» DESCRIPTION OF THE TASK:
Consider the listing below. Extract exactly the lines from the line containing "Output the Python" to the line containing "label=lab, zorder=3)", both included.

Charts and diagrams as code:
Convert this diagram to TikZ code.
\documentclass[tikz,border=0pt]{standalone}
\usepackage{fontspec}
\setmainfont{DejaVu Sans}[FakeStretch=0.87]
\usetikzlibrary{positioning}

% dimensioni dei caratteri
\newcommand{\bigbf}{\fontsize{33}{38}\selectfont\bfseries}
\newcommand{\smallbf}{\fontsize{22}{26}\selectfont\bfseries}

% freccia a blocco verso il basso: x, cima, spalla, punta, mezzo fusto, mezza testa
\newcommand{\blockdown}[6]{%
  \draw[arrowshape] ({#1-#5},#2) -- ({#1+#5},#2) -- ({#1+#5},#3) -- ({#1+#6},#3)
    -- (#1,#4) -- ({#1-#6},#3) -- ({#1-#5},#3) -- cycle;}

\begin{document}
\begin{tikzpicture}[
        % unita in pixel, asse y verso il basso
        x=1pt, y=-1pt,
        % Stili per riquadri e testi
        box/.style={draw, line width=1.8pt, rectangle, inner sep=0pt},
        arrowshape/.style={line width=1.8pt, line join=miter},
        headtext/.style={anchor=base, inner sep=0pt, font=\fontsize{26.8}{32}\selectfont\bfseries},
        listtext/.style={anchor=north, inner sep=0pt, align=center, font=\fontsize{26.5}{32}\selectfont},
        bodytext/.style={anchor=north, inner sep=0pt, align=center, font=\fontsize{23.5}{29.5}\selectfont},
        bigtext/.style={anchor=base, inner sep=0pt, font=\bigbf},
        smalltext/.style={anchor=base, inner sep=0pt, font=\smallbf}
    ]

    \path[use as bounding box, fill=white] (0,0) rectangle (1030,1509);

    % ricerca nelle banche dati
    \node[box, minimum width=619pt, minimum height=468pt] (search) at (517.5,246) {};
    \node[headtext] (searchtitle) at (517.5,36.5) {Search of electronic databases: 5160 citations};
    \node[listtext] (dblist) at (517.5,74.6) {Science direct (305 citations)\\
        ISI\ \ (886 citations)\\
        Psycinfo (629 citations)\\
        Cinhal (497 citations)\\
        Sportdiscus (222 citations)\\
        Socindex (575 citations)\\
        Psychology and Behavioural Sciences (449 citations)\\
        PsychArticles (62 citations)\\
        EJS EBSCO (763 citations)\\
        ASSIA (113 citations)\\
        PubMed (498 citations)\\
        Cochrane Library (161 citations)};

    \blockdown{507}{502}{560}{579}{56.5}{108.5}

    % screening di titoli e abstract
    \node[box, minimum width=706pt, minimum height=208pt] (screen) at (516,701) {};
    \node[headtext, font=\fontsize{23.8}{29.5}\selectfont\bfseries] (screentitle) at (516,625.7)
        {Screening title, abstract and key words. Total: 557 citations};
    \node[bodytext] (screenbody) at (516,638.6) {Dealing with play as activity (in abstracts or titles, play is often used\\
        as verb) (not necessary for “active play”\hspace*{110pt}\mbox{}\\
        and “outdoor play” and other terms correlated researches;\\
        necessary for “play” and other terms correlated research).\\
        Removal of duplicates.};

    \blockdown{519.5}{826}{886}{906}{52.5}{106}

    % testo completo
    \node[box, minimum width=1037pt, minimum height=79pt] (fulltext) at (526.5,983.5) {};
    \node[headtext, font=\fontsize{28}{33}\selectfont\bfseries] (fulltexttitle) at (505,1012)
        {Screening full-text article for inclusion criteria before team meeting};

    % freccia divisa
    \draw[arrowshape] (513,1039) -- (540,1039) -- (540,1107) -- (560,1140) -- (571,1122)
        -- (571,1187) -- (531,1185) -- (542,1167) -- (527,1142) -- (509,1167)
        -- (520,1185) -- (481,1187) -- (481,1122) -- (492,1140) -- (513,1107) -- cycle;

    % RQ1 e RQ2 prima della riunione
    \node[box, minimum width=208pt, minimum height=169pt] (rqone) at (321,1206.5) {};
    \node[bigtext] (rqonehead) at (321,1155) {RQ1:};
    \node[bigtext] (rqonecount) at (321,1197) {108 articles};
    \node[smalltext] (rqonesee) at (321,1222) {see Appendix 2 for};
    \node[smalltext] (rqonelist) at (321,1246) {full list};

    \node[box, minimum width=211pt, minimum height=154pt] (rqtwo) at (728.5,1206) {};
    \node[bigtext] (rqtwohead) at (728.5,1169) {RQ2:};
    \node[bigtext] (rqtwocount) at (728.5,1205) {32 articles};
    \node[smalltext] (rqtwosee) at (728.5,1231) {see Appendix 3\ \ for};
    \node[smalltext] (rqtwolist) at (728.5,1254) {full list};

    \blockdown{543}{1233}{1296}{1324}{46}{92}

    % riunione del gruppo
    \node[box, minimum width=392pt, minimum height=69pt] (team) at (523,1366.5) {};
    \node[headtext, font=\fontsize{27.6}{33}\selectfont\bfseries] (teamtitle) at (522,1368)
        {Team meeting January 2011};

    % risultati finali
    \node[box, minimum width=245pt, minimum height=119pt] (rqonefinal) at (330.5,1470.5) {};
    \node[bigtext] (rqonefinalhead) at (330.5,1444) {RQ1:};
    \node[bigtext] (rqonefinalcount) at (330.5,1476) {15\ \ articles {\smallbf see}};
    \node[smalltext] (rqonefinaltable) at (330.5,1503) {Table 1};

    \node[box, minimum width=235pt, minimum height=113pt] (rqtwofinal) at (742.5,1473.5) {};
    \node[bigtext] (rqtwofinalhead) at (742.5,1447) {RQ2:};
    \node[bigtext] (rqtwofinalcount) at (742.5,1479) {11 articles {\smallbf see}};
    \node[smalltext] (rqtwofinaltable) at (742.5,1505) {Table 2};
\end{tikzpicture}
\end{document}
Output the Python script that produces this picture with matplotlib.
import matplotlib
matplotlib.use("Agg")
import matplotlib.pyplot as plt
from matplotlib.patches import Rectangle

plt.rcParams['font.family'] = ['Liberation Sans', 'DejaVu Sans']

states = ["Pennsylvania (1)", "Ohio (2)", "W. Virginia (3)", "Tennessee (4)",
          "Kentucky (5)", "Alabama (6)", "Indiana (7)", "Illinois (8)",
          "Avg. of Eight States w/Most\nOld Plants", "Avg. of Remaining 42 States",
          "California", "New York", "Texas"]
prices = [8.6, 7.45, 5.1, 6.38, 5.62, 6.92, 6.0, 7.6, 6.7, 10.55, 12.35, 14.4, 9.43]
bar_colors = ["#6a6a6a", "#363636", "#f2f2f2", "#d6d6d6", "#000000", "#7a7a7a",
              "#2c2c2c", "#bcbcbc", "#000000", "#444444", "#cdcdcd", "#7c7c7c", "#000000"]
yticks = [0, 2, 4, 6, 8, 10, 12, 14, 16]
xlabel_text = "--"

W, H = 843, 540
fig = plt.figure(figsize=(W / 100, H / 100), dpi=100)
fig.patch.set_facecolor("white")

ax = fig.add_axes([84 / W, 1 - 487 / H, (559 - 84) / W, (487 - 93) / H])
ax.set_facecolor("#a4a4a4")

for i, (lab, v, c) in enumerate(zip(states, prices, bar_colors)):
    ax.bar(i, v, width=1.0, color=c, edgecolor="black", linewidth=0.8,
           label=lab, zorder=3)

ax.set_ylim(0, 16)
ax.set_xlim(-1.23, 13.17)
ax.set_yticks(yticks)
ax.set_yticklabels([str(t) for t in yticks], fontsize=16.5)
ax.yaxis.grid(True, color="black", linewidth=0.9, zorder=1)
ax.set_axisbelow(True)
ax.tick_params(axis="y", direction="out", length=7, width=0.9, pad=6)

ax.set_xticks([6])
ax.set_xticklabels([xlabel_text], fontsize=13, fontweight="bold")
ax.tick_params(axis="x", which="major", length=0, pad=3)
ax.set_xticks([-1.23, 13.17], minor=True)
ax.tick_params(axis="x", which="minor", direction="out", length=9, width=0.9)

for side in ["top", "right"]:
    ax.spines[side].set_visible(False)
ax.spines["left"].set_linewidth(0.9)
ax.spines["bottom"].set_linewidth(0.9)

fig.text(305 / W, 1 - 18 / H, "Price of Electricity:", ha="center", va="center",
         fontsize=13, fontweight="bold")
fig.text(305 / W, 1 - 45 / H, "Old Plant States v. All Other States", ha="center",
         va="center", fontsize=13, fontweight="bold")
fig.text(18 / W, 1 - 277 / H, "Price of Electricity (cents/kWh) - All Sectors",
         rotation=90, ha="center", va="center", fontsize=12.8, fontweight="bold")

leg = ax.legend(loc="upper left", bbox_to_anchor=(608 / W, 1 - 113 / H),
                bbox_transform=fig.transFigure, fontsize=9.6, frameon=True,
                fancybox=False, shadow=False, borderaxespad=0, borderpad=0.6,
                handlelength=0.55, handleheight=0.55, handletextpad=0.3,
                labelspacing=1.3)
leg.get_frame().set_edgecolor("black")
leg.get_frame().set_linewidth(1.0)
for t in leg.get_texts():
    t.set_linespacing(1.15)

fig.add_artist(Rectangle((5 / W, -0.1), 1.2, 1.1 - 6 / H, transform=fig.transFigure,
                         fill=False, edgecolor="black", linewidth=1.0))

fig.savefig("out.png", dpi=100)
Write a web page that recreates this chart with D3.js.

» EXERCISE RESPONSE:
Output the Python script that produces this picture with matplotlib.
import matplotlib
matplotlib.use("Agg")
import matplotlib.pyplot as plt
from matplotlib.patches import Rectangle

plt.rcParams['font.family'] = ['Liberation Sans', 'DejaVu Sans']

states = ["Pennsylvania (1)", "Ohio (2)", "W. Virginia (3)", "Tennessee (4)",
          "Kentucky (5)", "Alabama (6)", "Indiana (7)", "Illinois (8)",
          "Avg. of Eight States w/Most\nOld Plants", "Avg. of Remaining 42 States",
          "California", "New York", "Texas"]
prices = [8.6, 7.45, 5.1, 6.38, 5.62, 6.92, 6.0, 7.6, 6.7, 10.55, 12.35, 14.4, 9.43]
bar_colors = ["#6a6a6a", "#363636", "#f2f2f2", "#d6d6d6", "#000000", "#7a7a7a",
              "#2c2c2c", "#bcbcbc", "#000000", "#444444", "#cdcdcd", "#7c7c7c", "#000000"]
yticks = [0, 2, 4, 6, 8, 10, 12, 14, 16]
xlabel_text = "--"

W, H = 843, 540
fig = plt.figure(figsize=(W / 100, H / 100), dpi=100)
fig.patch.set_facecolor("white")

ax = fig.add_axes([84 / W, 1 - 487 / H, (559 - 84) / W, (487 - 93) / H])
ax.set_facecolor("#a4a4a4")

for i, (lab, v, c) in enumerate(zip(states, prices, bar_colors)):
    ax.bar(i, v, width=1.0, color=c, edgecolor="black", linewidth=0.8,
           label=lab, zorder=3)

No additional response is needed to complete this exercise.